RECORDS FOR THE EXERCISE »
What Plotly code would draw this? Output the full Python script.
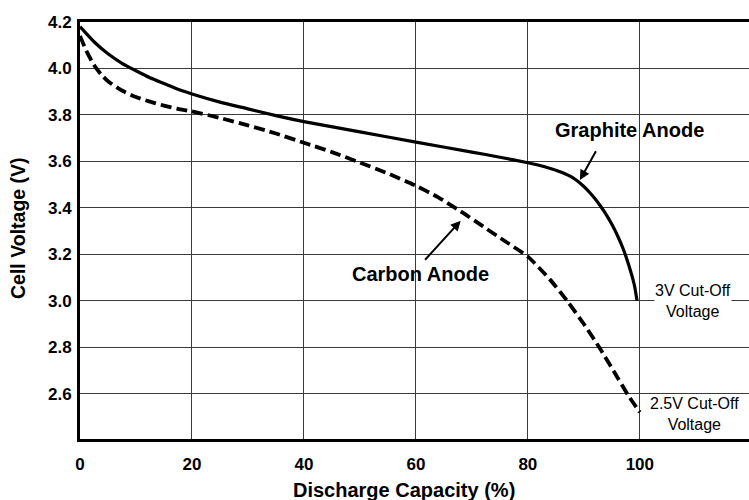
import plotly.graph_objects as go

# ---- data ----
graphite_x = [0, 2.5, 5, 7.5, 10, 12.5, 15, 17.5, 20, 25, 30, 35, 40, 50, 60, 70, 75, 80, 83, 86, 88, 90, 91, 92, 93, 94, 95, 96, 97, 98, 99, 99.5]
graphite_y = [4.18, 4.115, 4.063, 4.022, 3.99, 3.96, 3.935, 3.91, 3.89, 3.855, 3.826, 3.797, 3.771, 3.727, 3.683, 3.64, 3.618, 3.594, 3.577, 3.553, 3.53, 3.492, 3.467, 3.439, 3.407, 3.371, 3.329, 3.281, 3.225, 3.155, 3.07, 3.0]

carbon_x = [0, 1.25, 2.5, 3.75, 5, 7.5, 10, 12.5, 15, 17.5, 20, 25, 30, 35, 40, 45, 50, 55, 60, 64, 68, 72, 76, 80, 84, 87, 90, 93, 96, 98, 100]
carbon_y = [4.14, 4.07, 4.015, 3.975, 3.945, 3.905, 3.877, 3.857, 3.84, 3.826, 3.815, 3.787, 3.755, 3.72, 3.68, 3.64, 3.595, 3.548, 3.495, 3.445, 3.385, 3.32, 3.255, 3.19, 3.09, 3.0, 2.9, 2.79, 2.67, 2.59, 2.52]

x_ticks = [0, 20, 40, 60, 80, 100]
y_ticks = [2.6, 2.8, 3.0, 3.2, 3.4, 3.6, 3.8, 4.0, 4.2]
y_tick_text = ["2.6", "2.8", "3.0", "3.2", "3.4", "3.6", "3.8", "4.0", "4.2"]

FONT = "Liberation Sans, Arial, sans-serif"

fig = go.Figure()
fig.add_trace(go.Scatter(x=graphite_x, y=graphite_y, mode="lines",
                         line=dict(color="black", width=3.2, shape="spline", smoothing=0.6),
                         name="Graphite Anode", showlegend=False))
fig.add_trace(go.Scatter(x=carbon_x, y=carbon_y, mode="lines",
                         line=dict(color="black", width=3.8, dash="11px,5px", shape="spline", smoothing=0.6),
                         name="Carbon Anode", showlegend=False))

grid_col = "#3a3a3a"
fig.update_xaxes(range=[0, 119.5], tickvals=x_ticks, ticktext=[str(v) for v in x_ticks],
                 showgrid=True, gridcolor=grid_col, gridwidth=1, zeroline=False,
                 showline=True, linecolor="black", linewidth=3, mirror=True,
                 ticks="", ticklabelstandoff=8,
                 tickfont=dict(family=FONT, size=17, color="black", weight="bold"))
fig.update_yaxes(range=[2.405, 4.2], tickvals=y_ticks, ticktext=y_tick_text,
                 showgrid=True, gridcolor=grid_col, gridwidth=1, zeroline=False,
                 showline=True, linecolor="black", linewidth=3, mirror=False,
                 ticks="", ticklabelstandoff=2,
                 tickfont=dict(family=FONT, size=17, color="black", weight="bold"))

anns = []
# axis titles
anns.append(dict(text="Discharge Capacity (%)", xref="paper", yref="paper", x=(404 - 80) / 669, y=-(490 - 439) / 417,
                 showarrow=False, xanchor="center", yanchor="middle",
                 font=dict(family=FONT, size=20, color="black", weight="bold")))
anns.append(dict(text="Cell Voltage (V)", xref="paper", yref="paper", x=-(80 - 18) / 669, y=(439 - 228) / 417,
                 showarrow=False, xanchor="center", yanchor="middle", textangle=-90,
                 font=dict(family=FONT, size=19.5, color="black", weight="bold")))
# curve labels
anns.append(dict(text="Graphite Anode", x=98.2, y=3.735, xref="x", yref="y", showarrow=False,
                 font=dict(family=FONT, size=20, color="black", weight="bold")))
anns.append(dict(text="Carbon Anode", x=60.9, y=3.114, xref="x", yref="y", showarrow=False,
                 font=dict(family=FONT, size=20, color="black", weight="bold")))
# arrows
anns.append(dict(text="", x=89.3, y=3.52, ax=92.3, ay=3.65, xref="x", yref="y", axref="x", ayref="y",
                 showarrow=True, arrowhead=2, arrowsize=1, arrowwidth=2, arrowcolor="black"))
anns.append(dict(text="", x=68.0, y=3.345, ax=61.4, ay=3.17, xref="x", yref="y", axref="x", ayref="y",
                 showarrow=True, arrowhead=2, arrowsize=1, arrowwidth=2, arrowcolor="black"))
# cut-off labels
anns.append(dict(text="3V Cut-Off<br>Voltage", x=109.5, y=3.0, xref="x", yref="y", showarrow=False,
                 bgcolor="white", borderpad=0,
                 font=dict(family=FONT, size=16, color="black")))
anns.append(dict(text="2.5V Cut-Off<br>Voltage", x=109.8, y=2.514, xref="x", yref="y", showarrow=False,
                 bgcolor="white", borderpad=0,
                 font=dict(family=FONT, size=16, color="black")))

fig.update_layout(width=749, height=500, margin=dict(l=80, r=0, t=22, b=61),
                  plot_bgcolor="white", paper_bgcolor="white", annotations=anns,
                  font=dict(family=FONT, color="black"))

fig.write_html("out.html", config={"displayModeBar": False},
               post_script="document.body.style.margin='0';document.body.style.padding='0';")
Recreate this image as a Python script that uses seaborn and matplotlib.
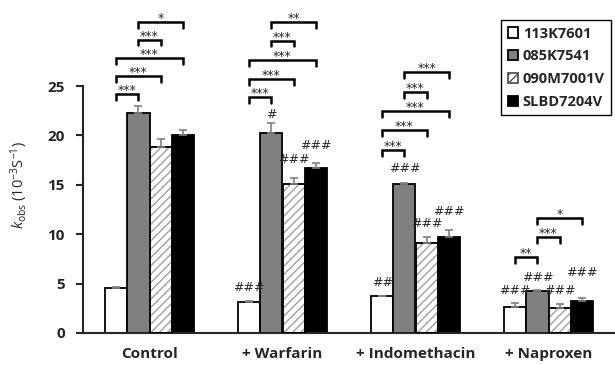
import pandas as pd
import matplotlib
matplotlib.use("Agg")
import matplotlib.pyplot as plt
import seaborn as sns
import numpy as np

# Data
groups = ["Control", "+ Warfarin", "+ Indomethacin", "+ Naproxen"]
strains = ["113K7601", "085K7541", "090M7001V", "SLBD7204V"]
kobs_113 = [4.6, 3.1, 3.7, 2.6]
kobs_085 = [22.3, 20.2, 15.1, 4.3]
kobs_090 = [18.8, 15.1, 9.1, 2.5]
kobs_slbd = [20.0, 16.7, 9.7, 3.2]
err_113 = [0.05, 0.1, 0.05, 0.45]
err_085 = [0.7, 1.1, 0.05, 0.05]
err_090 = [0.8, 0.6, 0.6, 0.4]
err_slbd = [0.5, 0.5, 0.7, 0.3]

# significance brackets: (group, bar a, bar b, y level, label)
brackets = [
    (0, 0, 1, 24.2, "***"), (0, 0, 2, 26.0, "***"), (0, 0, 3, 27.8, "***"),
    (0, 1, 2, 29.7, "***"), (0, 1, 3, 31.5, "*"),
    (1, 0, 1, 23.9, "***"), (1, 0, 2, 25.7, "***"), (1, 0, 3, 27.6, "***"),
    (1, 1, 2, 29.6, "***"), (1, 1, 3, 31.5, "**"),
    (2, 0, 1, 18.5, "***"), (2, 0, 2, 20.5, "***"), (2, 0, 3, 22.5, "***"),
    (2, 1, 2, 24.4, "***"), (2, 1, 3, 26.4, "***"),
    (3, 0, 1, 7.7, "**"), (3, 1, 2, 9.7, "***"), (3, 1, 3, 11.6, "*"),
]
# hash marks vs control: (group, bar, y, label)
hashes = [
    (1, 0, 4.6, "###"), (1, 1, 22.1, "#"), (1, 2, 17.6, "###"), (1, 3, 19.0, "###"),
    (2, 0, 5.1, "##"), (2, 1, 16.6, "###"), (2, 2, 11.1, "###"), (2, 3, 12.3, "###"),
    (3, 0, 4.3, "###"), (3, 1, 5.6, "###"), (3, 2, 4.3, "###"), (3, 3, 6.1, "###"),
]

values = [kobs_113, kobs_085, kobs_090, kobs_slbd]
errors = [err_113, err_085, err_090, err_slbd]
df = pd.DataFrame({
    "group": groups * 4,
    "strain": np.repeat(strains, len(groups)),
    "kobs": np.concatenate(values),
})

sns.set_style("ticks")
plt.rcParams["font.family"] = ["Open Sans", "DejaVu Sans"]
plt.rcParams["mathtext.fontset"] = "custom"
plt.rcParams["mathtext.rm"] = "Open Sans"
plt.rcParams["mathtext.it"] = "Open Sans:italic"
plt.rcParams["hatch.linewidth"] = 1.0

fig = plt.figure(figsize=(6.15, 3.65), dpi=100)
ax = fig.add_axes([83 / 615, 32 / 365, 532 / 615, 247 / 365])

palette = ["white", "#808080", "white", "black"]
sns.barplot(data=df, x="group", y="kobs", hue="strain", order=groups,
            hue_order=strains, palette=palette, width=0.67, errorbar=None,
            edgecolor="black", linewidth=1.3, saturation=1, legend=False, ax=ax)

bar_conts = [c for c in ax.containers]
centers = []
for k, cont in enumerate(bar_conts):
    xs = [p.get_x() + p.get_width() / 2 for p in cont.patches]
    centers.append(xs)
    if k == 2:
        # grey hatch, black outline drawn on top
        for p in cont.patches:
            p.set_hatch("////")
            p.set_edgecolor("#a0a0a0")
        ax.bar(xs, values[k], width=cont.patches[0].get_width(), fill=False,
               edgecolor="black", linewidth=1.3, zorder=3)

# legend
handles = [c.patches[0] for c in bar_conts]
leg = ax.legend(handles=handles, labels=strains, loc="upper left",
                bbox_to_anchor=(501 / 615, 1 - 20 / 365),
                bbox_transform=fig.transFigure, borderaxespad=0,
                frameon=True, fancybox=False, framealpha=1,
                edgecolor="black", handlelength=0.7, handleheight=0.7,
                handletextpad=0.35, labelspacing=0.6, borderpad=0.45,
                prop={"weight": "bold", "size": 10.5})
leg.get_frame().set_linewidth(1.0)
leg.legend_handles[2].set_edgecolor("#555555")

# error bars (upper only)
for k in range(4):
    ax.errorbar(centers[k], values[k], yerr=[np.zeros(4), errors[k]], fmt="none",
                ecolor="#808080", elinewidth=1.2, capsize=3, capthick=1.2, zorder=4)

# brackets
drop = 0.6
for g, a, b, y, lab in brackets:
    x1, x2 = centers[a][g], centers[b][g]
    ax.plot([x1, x1, x2, x2], [y - drop, y, y, y - drop], color="black", lw=1.8,
            clip_on=False, solid_joinstyle="miter")
    ax.text((x1 + x2) / 2, y - 0.3, lab, ha="center", va="bottom", fontsize=9,
            family="DejaVu Sans", clip_on=False)

for g, b, y, lab in hashes:
    ax.text(centers[b][g], y, lab, ha="center", va="center", fontsize=9,
            family="DejaVu Sans", clip_on=False)

ax.set_xlim(-0.5, 3.5)
ax.set_ylim(0, 25)
ax.set_yticks([0, 5, 10, 15, 20, 25])
ax.set_xlabel("")
ax.set_ylabel(r"$\mathit{k}_{\mathrm{obs}}$ (10$^{-3}$S$^{-1}$)", fontsize=10.5)
ax.yaxis.set_label_coords(-0.1, 0.6)
sns.despine(ax=ax)
for s in ["left", "bottom"]:
    ax.spines[s].set_linewidth(1.5)
ax.tick_params(axis="y", length=5, width=1.5, labelsize=11, pad=8)
ax.tick_params(axis="x", length=0, labelsize=11, pad=10)
for t in ax.get_xticklabels() + ax.get_yticklabels():
    t.set_fontweight("bold")

fig.savefig("out.png", dpi=100)
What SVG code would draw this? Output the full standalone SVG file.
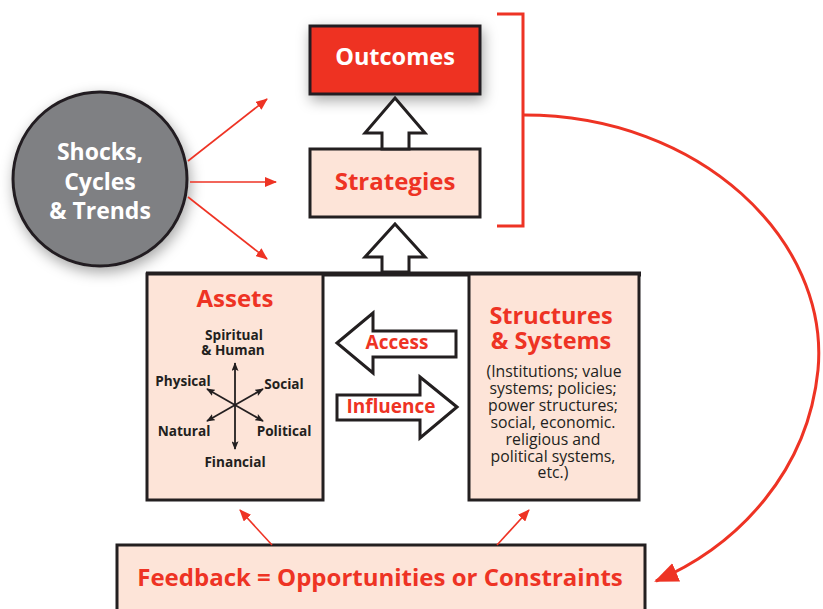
<svg xmlns="http://www.w3.org/2000/svg" width="823" height="609" viewBox="0 0 823 609">
<defs>
<filter id="sh" x="-30%" y="-30%" width="160%" height="160%">
<feDropShadow dx="2" dy="5" stdDeviation="7" flood-color="#000" flood-opacity="0.35"/>
</filter>
<marker id="ra" viewBox="0 0 12 10" refX="11" refY="5" markerWidth="12" markerHeight="10" markerUnits="userSpaceOnUse" orient="auto">
<path d="M0,0 L12,5 L0,10 Z" fill="#ee3324"/>
</marker>
<marker id="big" viewBox="0 0 24 20" refX="22" refY="10" markerWidth="24" markerHeight="20" markerUnits="userSpaceOnUse" orient="auto">
<path d="M0,0 L24,10 L0,20 Z" fill="#ee3324"/>
</marker>
<marker id="ka" viewBox="0 0 10 8" refX="9" refY="4" markerWidth="9" markerHeight="7" markerUnits="userSpaceOnUse" orient="auto">
<path d="M0,0 L10,4 L0,8 L2,4 Z" fill="#231f20"/>
</marker>
</defs>
<style>
.box{stroke:#231f20;stroke-width:3}
.peach{fill:#fde4d8}
.t{font-family:"Open Sans","Liberation Sans",sans-serif;font-weight:bold;text-anchor:middle;dominant-baseline:central}
.red{fill:#ee3324}
.blk{fill:#231f20}
.wh{fill:#fff}
.lb{font-size:13.6px}
.reg{font-family:"Open Sans","Liberation Sans",sans-serif;font-size:15.8px;text-anchor:middle;fill:#231f20;dominant-baseline:central}
.hol{fill:#fff;stroke:#231f20;stroke-width:3;stroke-linejoin:miter}
.rl{stroke:#ee3324;stroke-width:1.6;fill:none}
.kl{stroke:#231f20;stroke-width:1.8;fill:none}
</style>

<g id="shocks">
<circle cx="100" cy="179" r="87" fill="#7f8083" stroke="#231f20" stroke-width="3" filter="url(#sh)"/>
<text class="t wh" x="100" y="151" font-size="23">Shocks,</text>
<text class="t wh" x="100" y="181" font-size="23">Cycles</text>
<text class="t wh" x="100" y="210" font-size="23">&amp; Trends</text>
</g>

<g id="outcomes">
<rect class="box" x="310" y="26" width="170" height="68" fill="#ee3324" filter="url(#sh)"/>
<text class="t wh" x="395" y="56" font-size="23.5">Outcomes</text>
</g>

<g id="strategies">
<rect class="box peach" x="310" y="149" width="170" height="68"/>
<text class="t red" x="395" y="180" font-size="24">Strategies</text>
</g>

<g id="bar">
<line x1="146" y1="274" x2="641" y2="274" stroke="#231f20" stroke-width="5"/>
</g>

<g id="assets">
<rect class="box peach" x="147" y="274" width="176" height="226"/>
<text class="t red" x="235" y="297" font-size="24">Assets</text>
<text class="t blk lb" x="234" y="334">Spiritual</text>
<text class="t blk lb" x="233" y="349">&amp; Human</text>
<text class="t blk lb" x="183" y="380">Physical</text>
<text class="t blk lb" x="284" y="383">Social</text>
<text class="t blk lb" x="184" y="430">Natural</text>
<text class="t blk lb" x="284" y="430">Political</text>
<text class="t blk lb" x="235" y="461">Financial</text>
</g>

<g id="structures">
<rect class="box peach" x="469" y="274" width="170" height="226"/>
<text class="t red" x="551" y="315" font-size="23.5">Structures</text>
<text class="t red" x="551" y="340" font-size="23.5">&amp; Systems</text>
<text class="reg" x="554" y="371">(Institutions; value</text>
<text class="reg" x="553" y="388">systems; policies;</text>
<text class="reg" x="553" y="405">power structures;</text>
<text class="reg" x="553" y="422">social, economic.</text>
<text class="reg" x="553" y="439">religious and</text>
<text class="reg" x="553" y="456">political systems,</text>
<text class="reg" x="553" y="472">etc.)</text>
</g>

<g id="feedback">
<rect class="box peach" x="117" y="545" width="528" height="70"/>
<text class="t red" x="380" y="576" font-size="24">Feedback = Opportunities or Constraints</text>
</g>

<g id="access">
<path class="hol" d="M337,343 L373,313 L373,331 L456,331 L456,357 L373,357 L373,373 Z"/>
<text class="t red" x="397" y="342" font-size="19">Access</text>
</g>

<g id="influence">
<path class="hol" d="M457,407 L420,377 L420,395 L337,395 L337,420 L420,420 L420,438 Z"/>
<text class="t red" x="391" y="406" font-size="19">Influence</text>
</g>

<g id="connectors">
<path class="hol" d="M395,98 L425,133 L409,133 L409,149 L382,149 L382,133 L365,133 Z"/>
<path class="hol" d="M395,224 L425,257 L409,257 L409,272 L382,272 L382,257 L365,257 Z"/>
<line class="rl" x1="188" y1="161" x2="267" y2="99" marker-end="url(#ra)"/>
<line class="rl" x1="190" y1="182" x2="276" y2="182" marker-end="url(#ra)"/>
<line class="rl" x1="188" y1="197" x2="267" y2="259" marker-end="url(#ra)"/>
<line class="rl" x1="272" y1="545" x2="240" y2="510" marker-end="url(#ra)"/>
<line class="rl" x1="497" y1="545" x2="529" y2="510" marker-end="url(#ra)"/>
<path d="M497,14 L523,14 L523,226 L497,226" fill="none" stroke="#ee3324" stroke-width="3"/>
<path d="M524,115 C700,115 830,240 818,370 C808,470 740,545 656,581" fill="none" stroke="#ee3324" stroke-width="3" marker-end="url(#big)"/>
<line class="kl" x1="235" y1="405" x2="235" y2="363" marker-end="url(#ka)"/>
<line class="kl" x1="235" y1="405" x2="235" y2="449" marker-end="url(#ka)"/>
<line class="kl" x1="235" y1="405" x2="207" y2="389" marker-end="url(#ka)"/>
<line class="kl" x1="235" y1="405" x2="263" y2="389" marker-end="url(#ka)"/>
<line class="kl" x1="235" y1="405" x2="207" y2="421" marker-end="url(#ka)"/>
<line class="kl" x1="235" y1="405" x2="263" y2="421" marker-end="url(#ka)"/>
</g>
</svg>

GOAL OF THE EXERCISE »
Check each line of the data above for the word "seaborn", then state how many lines have it. Give the number alone.

THE COMPLETED TASK »
2